Much as twins often have a sense when the other is in danger, so do some sisters. The night Jane died, the exact time of her death, both Margie and I woke up at 3:30 AM. We knew. I have no recollection of Jane’s funeral or the Shiva. It is all a fog. I know Margie and I wrote something about our younger sister that the Rabbi read as part of his eulogy.
Jane (to us, Janie, our dear sweet little sister): From our earliest memories on Indian Ridge Road, when you cried having
your picture taken, you were always too cute, lovable, and at times trying, but always out dear sister.
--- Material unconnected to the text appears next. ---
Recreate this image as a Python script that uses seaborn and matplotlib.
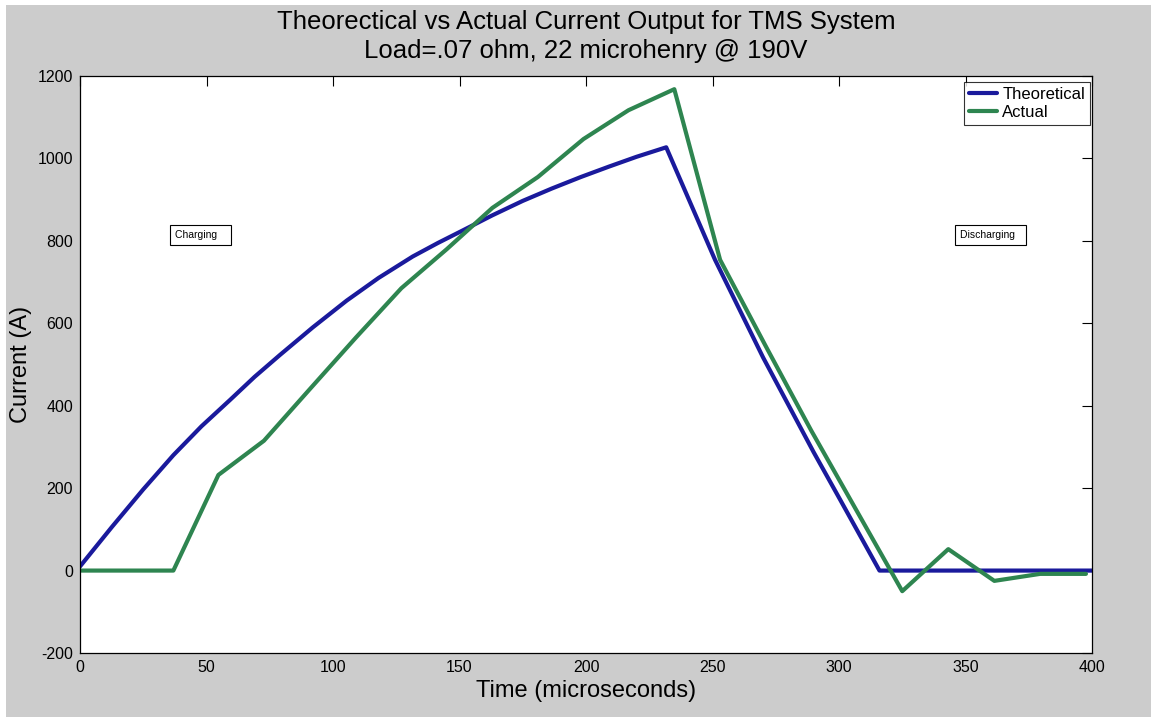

We walked you to
school, we fought with you, we protected you from dogs, we ate Raisinettes together on Saturday nights. We grew up
together through thick and thin, but most of all, we loved each other. Words are not enough. We just want to say we will
always love you.”
I returned back to New York within a week after Jane died, in a complete fog not believing my sister was gone. With one phone call, one moment, my life changed, I changed, my family changed, diminished now by one.
The Judy Lipson who left one week prior clearly not the same Judy Lipson who returned. I did not know who I was. We were always three sisters. Now we were two. Am I the youngest now? That can’t be. I am the middle of three girls.
The last time I saw Jane three weeks before she died, I came home for a wedding our entire family attended. We celebrated my 25th birthday. As Jane and I went shopping, the typical fights over who was going to drive down Commonwealth Avenue in Boston. My memory remains fragmented but I can see her sitting next to me in the front seat of the car, that dimple on her cheek. In the future, my birthday would always carry a cloud associated with the loss of my dear sister; it was the final time I saw her.
It is learning of Margie’s death that I have more recollection.
I knew immediately when I opened the door on Wednesday night, August 1, 1990, and saw my parents standing there. No words needed to be spoken. The inevitable had come. Margie had lost her battle. My beloved sister Margie was gone.
That fateful Wednesday evening in August etched in my mind forever. Just a few days before, my father and I talked over coffee and he said to me, “Judy, we are going to lose her this time.”
How may times had she been at death’s door? For 20 years, she fought and championed to overcome her fight with mental illness and her demons. Her body was finally shut down. My gorgeous Margie, my big sister whom I admired, my soul mate, my idol, my true best friend, now deceased.
The ride from the Temple to the cemetery felt like an eternity. We drove at a snail’s pace to get there. Alone with the parents in the car, barely a work was spoken. Back at the house for Shiva, I felt so alone. Someone brought a delicious chocolate chip coffee cake, the only thing that I ate for days.